### Dataset records
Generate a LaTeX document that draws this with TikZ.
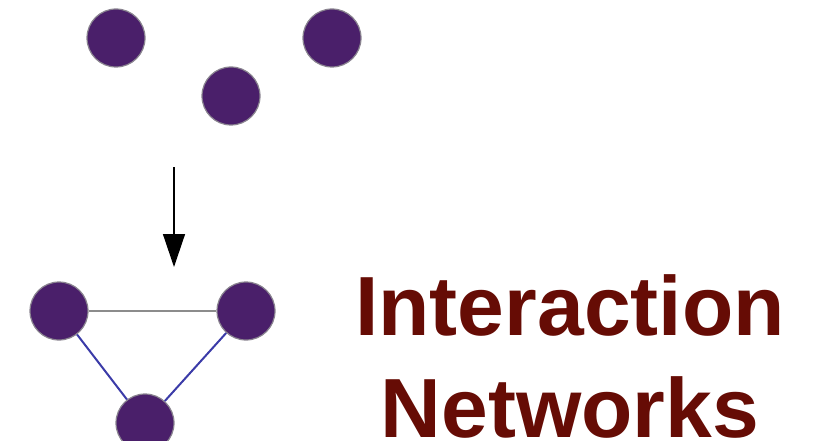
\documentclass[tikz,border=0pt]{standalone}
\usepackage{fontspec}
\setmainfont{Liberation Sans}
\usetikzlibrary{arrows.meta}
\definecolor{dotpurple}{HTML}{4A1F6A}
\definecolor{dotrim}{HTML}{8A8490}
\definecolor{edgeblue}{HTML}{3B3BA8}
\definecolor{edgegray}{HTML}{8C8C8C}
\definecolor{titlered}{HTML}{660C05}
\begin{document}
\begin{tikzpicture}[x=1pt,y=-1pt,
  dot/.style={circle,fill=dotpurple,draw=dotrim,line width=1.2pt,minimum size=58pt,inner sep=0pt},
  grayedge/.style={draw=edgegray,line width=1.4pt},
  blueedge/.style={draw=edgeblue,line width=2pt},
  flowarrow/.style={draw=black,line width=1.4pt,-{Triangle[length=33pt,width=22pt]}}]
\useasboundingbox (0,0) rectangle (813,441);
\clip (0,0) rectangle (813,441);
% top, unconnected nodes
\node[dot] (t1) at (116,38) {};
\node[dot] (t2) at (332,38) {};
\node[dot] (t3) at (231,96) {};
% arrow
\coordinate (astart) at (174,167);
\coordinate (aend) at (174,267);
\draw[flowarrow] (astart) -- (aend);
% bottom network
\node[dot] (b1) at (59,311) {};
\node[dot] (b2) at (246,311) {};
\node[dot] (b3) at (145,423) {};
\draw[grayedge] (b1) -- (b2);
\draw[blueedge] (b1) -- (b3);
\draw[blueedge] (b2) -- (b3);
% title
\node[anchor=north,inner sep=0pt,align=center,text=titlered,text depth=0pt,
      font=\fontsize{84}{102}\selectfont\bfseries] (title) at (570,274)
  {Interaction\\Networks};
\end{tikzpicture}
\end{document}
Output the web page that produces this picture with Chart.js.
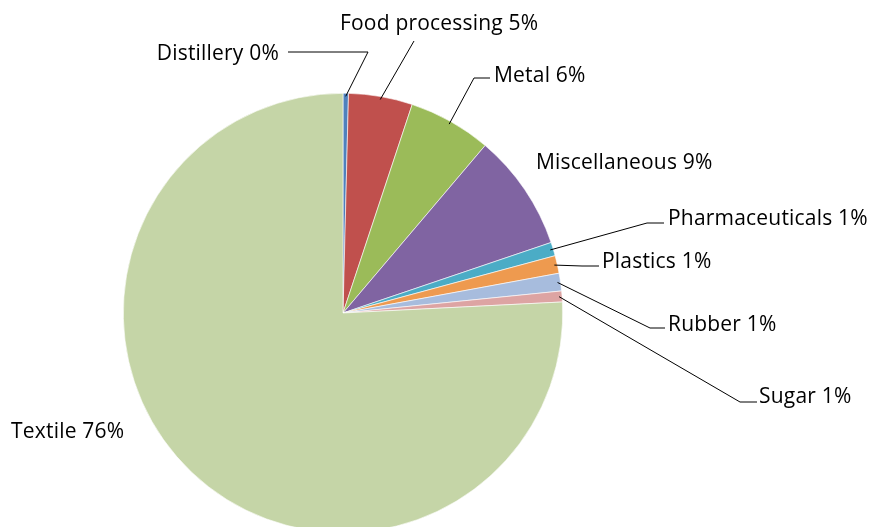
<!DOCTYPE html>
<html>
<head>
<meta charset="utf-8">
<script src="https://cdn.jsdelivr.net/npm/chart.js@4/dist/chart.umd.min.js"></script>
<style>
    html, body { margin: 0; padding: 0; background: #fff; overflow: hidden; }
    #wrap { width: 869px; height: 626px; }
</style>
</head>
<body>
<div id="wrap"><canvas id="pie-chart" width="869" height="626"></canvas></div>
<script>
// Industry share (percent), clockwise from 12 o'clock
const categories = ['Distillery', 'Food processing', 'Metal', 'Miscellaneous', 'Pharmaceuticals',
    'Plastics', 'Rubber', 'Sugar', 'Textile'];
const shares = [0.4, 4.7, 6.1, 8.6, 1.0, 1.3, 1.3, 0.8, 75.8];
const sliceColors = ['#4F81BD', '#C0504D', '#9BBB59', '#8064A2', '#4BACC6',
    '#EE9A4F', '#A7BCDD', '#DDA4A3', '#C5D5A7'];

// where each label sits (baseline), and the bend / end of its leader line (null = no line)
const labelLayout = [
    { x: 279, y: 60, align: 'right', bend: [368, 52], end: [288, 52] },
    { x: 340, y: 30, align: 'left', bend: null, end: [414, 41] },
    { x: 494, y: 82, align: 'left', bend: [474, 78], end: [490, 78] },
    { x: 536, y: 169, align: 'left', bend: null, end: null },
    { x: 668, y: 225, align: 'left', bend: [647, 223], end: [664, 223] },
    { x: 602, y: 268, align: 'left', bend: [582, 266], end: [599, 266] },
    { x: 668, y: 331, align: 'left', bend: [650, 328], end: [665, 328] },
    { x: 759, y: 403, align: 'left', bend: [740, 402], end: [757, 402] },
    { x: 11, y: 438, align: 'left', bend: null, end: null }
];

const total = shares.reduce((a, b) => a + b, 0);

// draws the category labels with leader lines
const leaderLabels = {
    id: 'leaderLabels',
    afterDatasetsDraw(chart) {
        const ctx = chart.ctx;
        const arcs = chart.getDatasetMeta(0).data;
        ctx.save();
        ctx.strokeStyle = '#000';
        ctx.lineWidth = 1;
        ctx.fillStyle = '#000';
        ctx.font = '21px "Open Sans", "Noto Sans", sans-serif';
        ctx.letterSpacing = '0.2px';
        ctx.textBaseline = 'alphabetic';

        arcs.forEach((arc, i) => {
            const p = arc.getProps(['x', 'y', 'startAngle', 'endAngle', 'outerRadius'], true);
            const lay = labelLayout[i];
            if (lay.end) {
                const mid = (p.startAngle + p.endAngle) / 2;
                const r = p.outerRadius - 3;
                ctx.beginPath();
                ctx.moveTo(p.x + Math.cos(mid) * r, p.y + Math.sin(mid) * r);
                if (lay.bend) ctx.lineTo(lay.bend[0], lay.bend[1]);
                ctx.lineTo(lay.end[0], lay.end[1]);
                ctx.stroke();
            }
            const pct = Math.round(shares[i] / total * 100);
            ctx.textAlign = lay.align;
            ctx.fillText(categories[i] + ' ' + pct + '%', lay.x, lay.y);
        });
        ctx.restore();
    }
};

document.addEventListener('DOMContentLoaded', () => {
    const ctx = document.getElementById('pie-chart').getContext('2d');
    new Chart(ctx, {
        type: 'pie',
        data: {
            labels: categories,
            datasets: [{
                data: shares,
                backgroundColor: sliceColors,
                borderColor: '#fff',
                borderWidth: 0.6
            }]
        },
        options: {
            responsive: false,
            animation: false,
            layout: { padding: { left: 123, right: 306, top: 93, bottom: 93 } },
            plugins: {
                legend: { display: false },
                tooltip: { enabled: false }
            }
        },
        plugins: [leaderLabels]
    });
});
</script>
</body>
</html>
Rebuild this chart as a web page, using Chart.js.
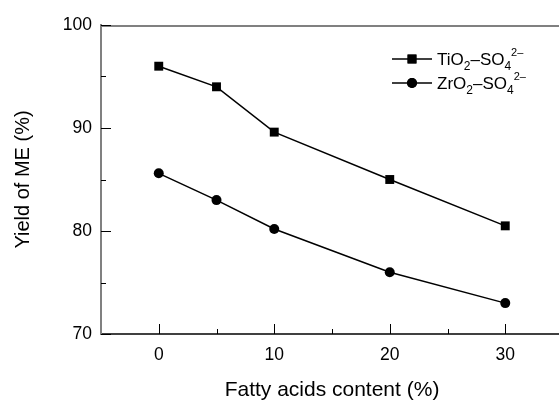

### Description of the task
Copy the entries above faithfully and omit every image.

### Answer to the problem
Generate a LaTeX document that draws this with TikZ.
\documentclass[tikz,border=0pt]{standalone}
\usepackage{fontspec}
\setmainfont{Liberation Sans}
\usetikzlibrary{arrows.meta}
\definecolor{dotpurple}{HTML}{4A1F6A}
\definecolor{dotrim}{HTML}{8A8490}
\definecolor{edgeblue}{HTML}{3B3BA8}
\definecolor{edgegray}{HTML}{8C8C8C}
\definecolor{titlered}{HTML}{660C05}
\begin{document}
\begin{tikzpicture}[x=1pt,y=-1pt,
  dot/.style={circle,fill=dotpurple,draw=dotrim,line width=1.2pt,minimum size=58pt,inner sep=0pt},
  grayedge/.style={draw=edgegray,line width=1.4pt},
  blueedge/.style={draw=edgeblue,line width=2pt},
  flowarrow/.style={draw=black,line width=1.4pt,-{Triangle[length=33pt,width=22pt]}}]
\useasboundingbox (0,0) rectangle (813,441);
\clip (0,0) rectangle (813,441);
% top, unconnected nodes
\node[dot] (t1) at (116,38) {};
\node[dot] (t2) at (332,38) {};
\node[dot] (t3) at (231,96) {};
% arrow
\coordinate (astart) at (174,167);
\coordinate (aend) at (174,267);
\draw[flowarrow] (astart) -- (aend);
% bottom network
\node[dot] (b1) at (59,311) {};
\node[dot] (b2) at (246,311) {};
\node[dot] (b3) at (145,423) {};
\draw[grayedge] (b1) -- (b2);
\draw[blueedge] (b1) -- (b3);
\draw[blueedge] (b2) -- (b3);
% title
\node[anchor=north,inner sep=0pt,align=center,text=titlered,text depth=0pt,
      font=\fontsize{84}{102}\selectfont\bfseries] (title) at (570,274)
  {Interaction\\Networks};
\end{tikzpicture}
\end{document}
Output the web page that produces this picture with Chart.js.
<!DOCTYPE html>
<html>
<head>
<meta charset="utf-8">
<script src="https://cdn.jsdelivr.net/npm/chart.js@4/dist/chart.umd.min.js"></script>
<style>
    html, body { margin: 0; padding: 0; background: #fff; overflow: hidden; }
    #wrap { width: 869px; height: 626px; }
</style>
</head>
<body>
<div id="wrap"><canvas id="pie-chart" width="869" height="626"></canvas></div>
<script>
// Industry share (percent), clockwise from 12 o'clock
const categories = ['Distillery', 'Food processing', 'Metal', 'Miscellaneous', 'Pharmaceuticals',
    'Plastics', 'Rubber', 'Sugar', 'Textile'];
const shares = [0.4, 4.7, 6.1, 8.6, 1.0, 1.3, 1.3, 0.8, 75.8];
const sliceColors = ['#4F81BD', '#C0504D', '#9BBB59', '#8064A2', '#4BACC6',
    '#EE9A4F', '#A7BCDD', '#DDA4A3', '#C5D5A7'];

// where each label sits (baseline), and the bend / end of its leader line (null = no line)
const labelLayout = [
    { x: 279, y: 60, align: 'right', bend: [368, 52], end: [288, 52] },
    { x: 340, y: 30, align: 'left', bend: null, end: [414, 41] },
    { x: 494, y: 82, align: 'left', bend: [474, 78], end: [490, 78] },
    { x: 536, y: 169, align: 'left', bend: null, end: null },
    { x: 668, y: 225, align: 'left', bend: [647, 223], end: [664, 223] },
    { x: 602, y: 268, align: 'left', bend: [582, 266], end: [599, 266] },
    { x: 668, y: 331, align: 'left', bend: [650, 328], end: [665, 328] },
    { x: 759, y: 403, align: 'left', bend: [740, 402], end: [757, 402] },
    { x: 11, y: 438, align: 'left', bend: null, end: null }
];

const total = shares.reduce((a, b) => a + b, 0);

// draws the category labels with leader lines
const leaderLabels = {
    id: 'leaderLabels',
    afterDatasetsDraw(chart) {
        const ctx = chart.ctx;
        const arcs = chart.getDatasetMeta(0).data;
        ctx.save();
        ctx.strokeStyle = '#000';
        ctx.lineWidth = 1;
        ctx.fillStyle = '#000';
        ctx.font = '21px "Open Sans", "Noto Sans", sans-serif';
        ctx.letterSpacing = '0.2px';
        ctx.textBaseline = 'alphabetic';

        arcs.forEach((arc, i) => {
            const p = arc.getProps(['x', 'y', 'startAngle', 'endAngle', 'outerRadius'], true);
            const lay = labelLayout[i];
            if (lay.end) {
                const mid = (p.startAngle + p.endAngle) / 2;
                const r = p.outerRadius - 3;
                ctx.beginPath();
                ctx.moveTo(p.x + Math.cos(mid) * r, p.y + Math.sin(mid) * r);
                if (lay.bend) ctx.lineTo(lay.bend[0], lay.bend[1]);
                ctx.lineTo(lay.end[0], lay.end[1]);
                ctx.stroke();
            }
            const pct = Math.round(shares[i] / total * 100);
            ctx.textAlign = lay.align;
            ctx.fillText(categories[i] + ' ' + pct + '%', lay.x, lay.y);
        });
        ctx.restore();
    }
};

document.addEventListener('DOMContentLoaded', () => {
    const ctx = document.getElementById('pie-chart').getContext('2d');
    new Chart(ctx, {
        type: 'pie',
        data: {
            labels: categories,
            datasets: [{
                data: shares,
                backgroundColor: sliceColors,
                borderColor: '#fff',
                borderWidth: 0.6
            }]
        },
        options: {
            responsive: false,
            animation: false,
            layout: { padding: { left: 123, right: 306, top: 93, bottom: 93 } },
            plugins: {
                legend: { display: false },
                tooltip: { enabled: false }
            }
        },
        plugins: [leaderLabels]
    });
});
</script>
</body>
</html>
Rebuild this chart as a web page, using Chart.js.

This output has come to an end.